O orçamento será discutido a partir de agora no Parlamento, que tem até o final do mês para aprová-lo ou rejeitá-lo. O cientista político António Costa Pinto, da Universidade de Lisboa, opina que a proposta deve ser aprovada, com os votos do governo, claro, e do Partido Socialista. “Os socialistas criticaram a proposta por ela não diferenciar os jovens que ganham bem dos jovens que ganham mal. O governo decidiu então incluir uma alíquota progressiva.”
O consenso entre centro-direita e centro-esquerda é importante porque, caso o orçamento não passe, o governo pode cair. No regime português, é o primeiro-ministro quem governa, mas o presidente da República tem a prerrogativa de jogar a “bomba atômica”, ou seja, dissolver o Parlamento caso o orçamento “seja chumbado” -as duas expressões fazem parte do jargão político lusitano.
As conversas entre socialistas e sociais-democratas nem sempre são fáceis. Pedro Nuno Santos, líder da centro-esquerda, já disse que iria chumbar o orçamento se nele fosse incluída a privatização da companhia aérea TAP, uma velha bandeira da centro-direita.
Os sociais-democratas vivem um dilema. Eles comandam um Parlamento onde não têm maioria. Precisam, portanto, aliar-se aos socialistas ou ao Chega, a sigla de ultradireita que é a terceira maior na Casa. Na campanha eleitoral, Montenegro prometeu distanciar-se dos radicais -e vem mantendo a palavra até agora.
As tentações, no entanto, acontecem o tempo todo. Logo após as eleições de março, o líder do Chega, André Ventura, tentou fazer um acordo com os sociais-democratas em troca de cargos no governo. Foi rechaçado. Tentou de novo quando começaram as discussões do orçamento. Ouviu outro não. A cada vez que seu cortejo é rejeitado, Ventura sobe o tom contra o PSD, com quem disputa o eleitorado à direita do espectro político.
Trata-se de um dilema que se estende a toda a Europa. O Partido da Liberdade, que representa a ultradireita austríaca, venceu as eleições disputadas no último dia 29. Para barrar um governo radical, os partidos Popular, Social Democrata e Liberal costuram uma grande aliança para apoiar um nome moderado para primeiro-ministro.

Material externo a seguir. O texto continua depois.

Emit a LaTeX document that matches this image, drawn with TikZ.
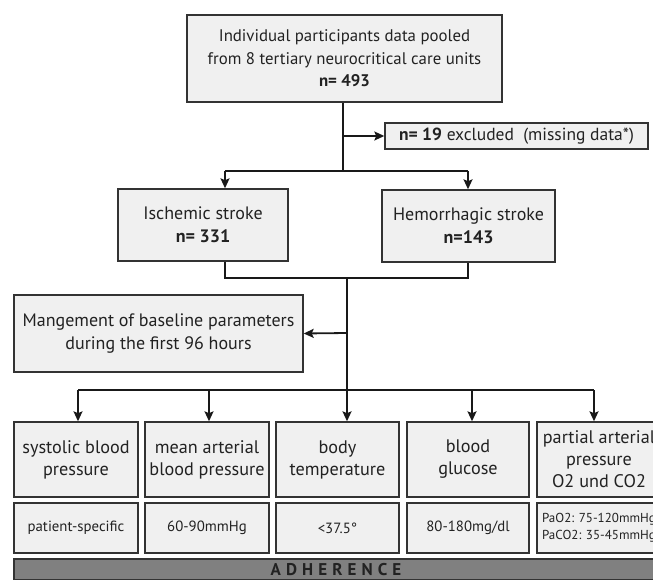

Herbert Kickl, líder do Partido da Liberdade, contraria ponto por ponto a cartilha de Bruxelas. Ele é simpático a Vladimir Putin e se recusa a condenar a Rússia pela invasão da Ucrânia. Alardeia que seu principal modelo é Viktor Orbán, o premiê que destruiu a democracia na Hungria ao aparelhar o Judiciário e inviabilizar a imprensa livre.
O húngaro, por sua vez, vive às turras com a presidente da Comissão Europeia, a alemã Ursula von der Leyen. Kickl também quer fechar a Áustria aos pedidos de asilo político, o que contraria a nova política europeia de imigração.
Em Portugal, uma das principais bandeiras do Chega é também restringir a imigração. Socialistas e sociais-democratas estão de acordo sobre o fato de que, sem os imigrantes, o país não sobrevive. Com o êxodo dos jovens, o estado de bem-estar social português só se viabiliza devido aos impostos pagos por brasileiros, cabo-verdianos, angolanos, indianos e ucranianos, que formam algumas das principais comunidades de estrangeiros em Portugal.
“Se os socialistas rejeitarem este orçamento, que é bastante moderado e pragmático, eles parecerão irresponsáveis junto à opinião pública”, disse ao Financial Times a cientista política Marina Costa Lobo, diretora do Instituto de Ciências Sociais da Universidade de Lisboa. Na prática, isso poderia levar o país à incerteza de uma nova eleição -ou a jogar a direita moderada nos braços radicais do Chega.